▶ **WHAT TO PRODUCE**
Transcribe every line exactly. Leave the pictures behind.

▶ **SOURCE EXCERPT**
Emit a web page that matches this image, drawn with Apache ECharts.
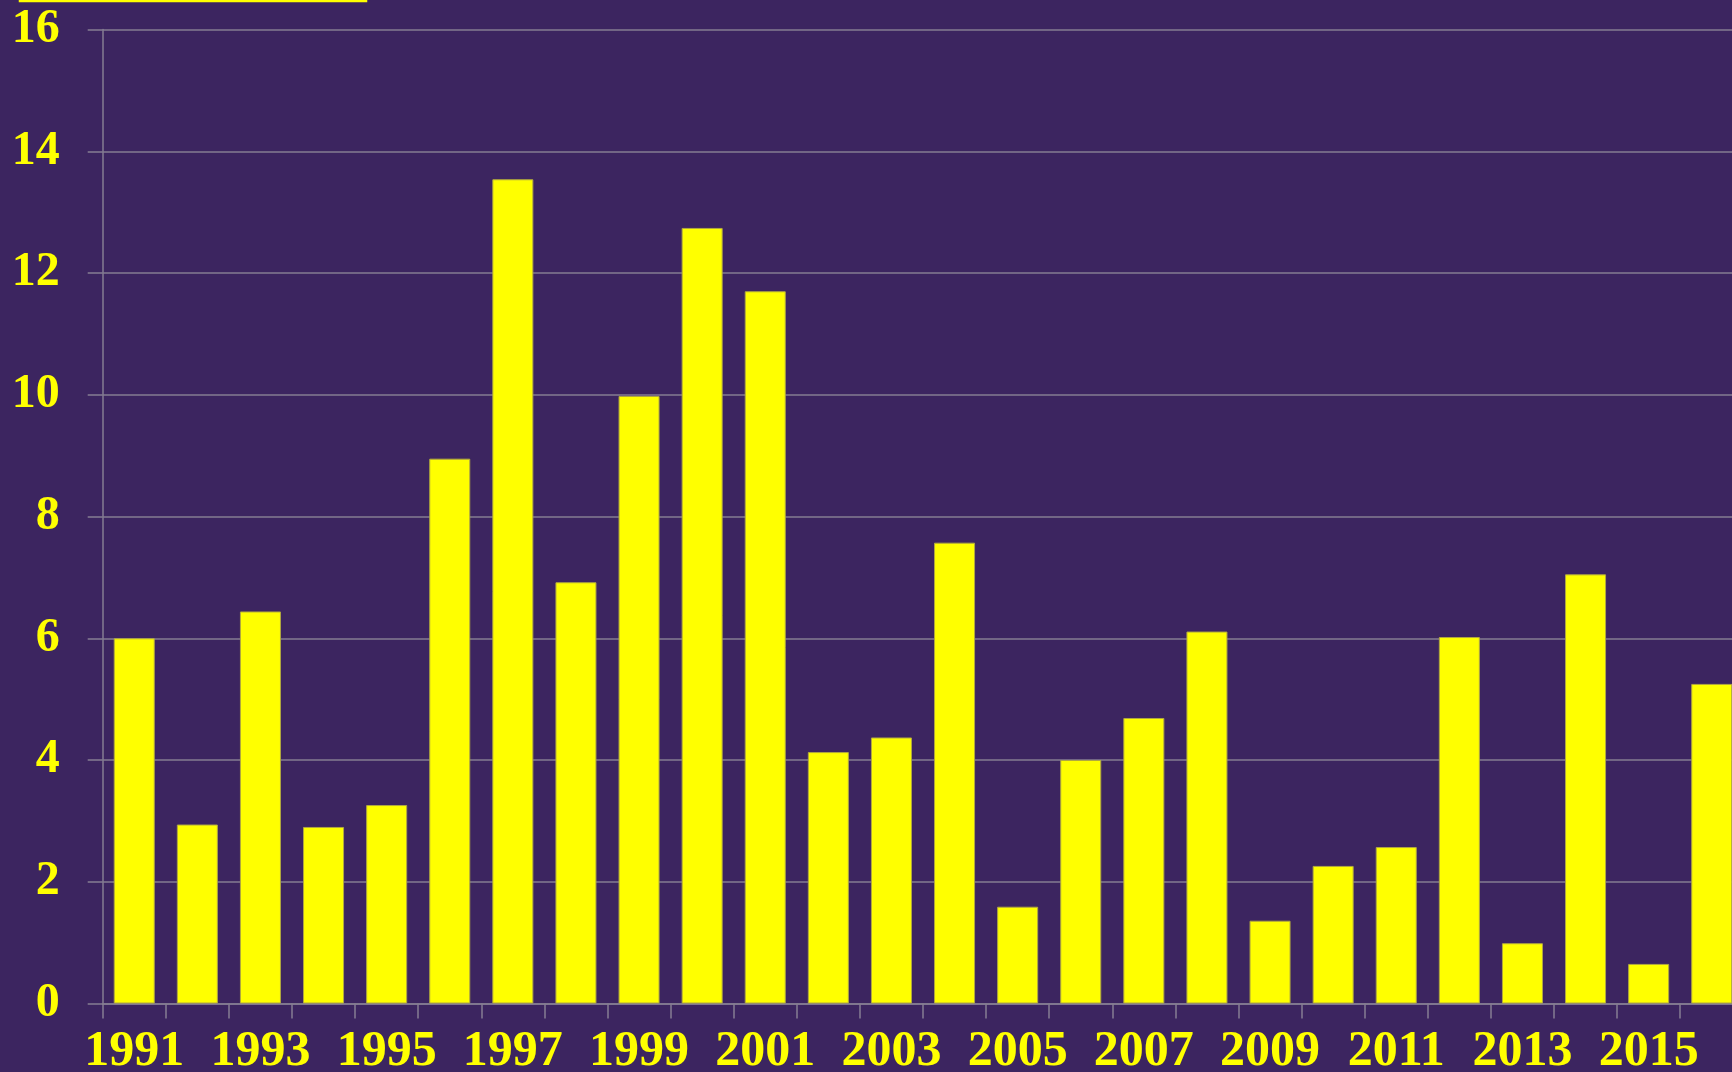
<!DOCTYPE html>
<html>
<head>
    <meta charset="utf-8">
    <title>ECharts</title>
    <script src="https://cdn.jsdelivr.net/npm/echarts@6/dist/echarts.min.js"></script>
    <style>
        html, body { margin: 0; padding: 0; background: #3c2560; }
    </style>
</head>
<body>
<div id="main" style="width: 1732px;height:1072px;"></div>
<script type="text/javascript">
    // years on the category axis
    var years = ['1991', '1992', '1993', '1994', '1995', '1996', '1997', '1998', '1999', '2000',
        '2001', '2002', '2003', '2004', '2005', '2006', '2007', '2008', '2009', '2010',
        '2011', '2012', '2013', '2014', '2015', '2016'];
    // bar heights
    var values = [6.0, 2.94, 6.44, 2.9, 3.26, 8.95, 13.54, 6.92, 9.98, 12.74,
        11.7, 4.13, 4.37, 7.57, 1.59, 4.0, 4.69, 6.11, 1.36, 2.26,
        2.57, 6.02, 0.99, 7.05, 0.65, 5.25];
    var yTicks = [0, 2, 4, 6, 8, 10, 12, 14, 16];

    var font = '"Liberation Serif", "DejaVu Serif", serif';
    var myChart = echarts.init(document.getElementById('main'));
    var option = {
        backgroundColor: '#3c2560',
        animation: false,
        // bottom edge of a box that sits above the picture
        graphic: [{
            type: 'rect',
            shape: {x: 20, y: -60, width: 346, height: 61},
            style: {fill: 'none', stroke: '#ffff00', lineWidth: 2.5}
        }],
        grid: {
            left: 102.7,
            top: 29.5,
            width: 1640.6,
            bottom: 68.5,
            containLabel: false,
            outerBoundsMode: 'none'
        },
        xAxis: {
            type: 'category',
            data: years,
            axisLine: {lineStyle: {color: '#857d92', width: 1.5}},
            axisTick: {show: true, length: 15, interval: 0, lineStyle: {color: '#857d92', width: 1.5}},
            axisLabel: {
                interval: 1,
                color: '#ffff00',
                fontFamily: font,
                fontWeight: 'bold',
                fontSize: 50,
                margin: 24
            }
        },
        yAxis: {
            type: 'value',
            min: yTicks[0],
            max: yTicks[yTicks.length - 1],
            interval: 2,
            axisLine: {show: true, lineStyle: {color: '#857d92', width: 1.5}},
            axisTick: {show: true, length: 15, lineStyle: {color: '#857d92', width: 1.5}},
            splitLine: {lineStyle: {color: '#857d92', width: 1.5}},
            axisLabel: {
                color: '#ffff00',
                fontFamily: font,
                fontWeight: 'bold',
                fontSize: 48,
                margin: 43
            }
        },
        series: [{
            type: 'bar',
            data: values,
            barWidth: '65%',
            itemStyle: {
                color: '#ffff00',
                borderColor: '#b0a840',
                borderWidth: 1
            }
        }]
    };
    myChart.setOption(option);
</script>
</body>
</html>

▶ **THE ANSWER**
Emit a web page that matches this image, drawn with Apache ECharts.
<!DOCTYPE html>
<html>
<head>
    <meta charset="utf-8">
    <title>ECharts</title>
    <script src="https://cdn.jsdelivr.net/npm/echarts@6/dist/echarts.min.js"></script>
    <style>
        html, body { margin: 0; padding: 0; background: #3c2560; }
    </style>
</head>
<body>
<div id="main" style="width: 1732px;height:1072px;"></div>
<script type="text/javascript">
    // years on the category axis
    var years = ['1991', '1992', '1993', '1994', '1995', '1996', '1997', '1998', '1999', '2000',
        '2001', '2002', '2003', '2004', '2005', '2006', '2007', '2008', '2009', '2010',
        '2011', '2012', '2013', '2014', '2015', '2016'];
    // bar heights
    var values = [6.0, 2.94, 6.44, 2.9, 3.26, 8.95, 13.54, 6.92, 9.98, 12.74,
        11.7, 4.13, 4.37, 7.57, 1.59, 4.0, 4.69, 6.11, 1.36, 2.26,
        2.57, 6.02, 0.99, 7.05, 0.65, 5.25];
    var yTicks = [0, 2, 4, 6, 8, 10, 12, 14, 16];

    var font = '"Liberation Serif", "DejaVu Serif", serif';
    var myChart = echarts.init(document.getElementById('main'));
    var option = {
        backgroundColor: '#3c2560',
        animation: false,
        // bottom edge of a box that sits above the picture
        graphic: [{
            type: 'rect',
            shape: {x: 20, y: -60, width: 346, height: 61},
            style: {fill: 'none', stroke: '#ffff00', lineWidth: 2.5}
        }],
        grid: {
            left: 102.7,
            top: 29.5,
            width: 1640.6,
            bottom: 68.5,
            containLabel: false,
            outerBoundsMode: 'none'
        },
        xAxis: {
            type: 'category',
            data: years,
            axisLine: {lineStyle: {color: '#857d92', width: 1.5}},
            axisTick: {show: true, length: 15, interval: 0, lineStyle: {color: '#857d92', width: 1.5}},
            axisLabel: {
                interval: 1,
                color: '#ffff00',
                fontFamily: font,
                fontWeight: 'bold',
                fontSize: 50,
                margin: 24
            }
        },
        yAxis: {
            type: 'value',
            min: yTicks[0],
            max: yTicks[yTicks.length - 1],
            interval: 2,
            axisLine: {show: true, lineStyle: {color: '#857d92', width: 1.5}},
            axisTick: {show: true, length: 15, lineStyle: {color: '#857d92', width: 1.5}},
            splitLine: {lineStyle: {color: '#857d92', width: 1.5}},
            axisLabel: {
                color: '#ffff00',
                fontFamily: font,
                fontWeight: 'bold',
                fontSize: 48,
                margin: 43
            }
        },
        series: [{
            type: 'bar',
            data: values,
            barWidth: '65%',
            itemStyle: {
                color: '#ffff00',
                borderColor: '#b0a840',
                borderWidth: 1
            }
        }]
    };
    myChart.setOption(option);
</script>
</body>
</html>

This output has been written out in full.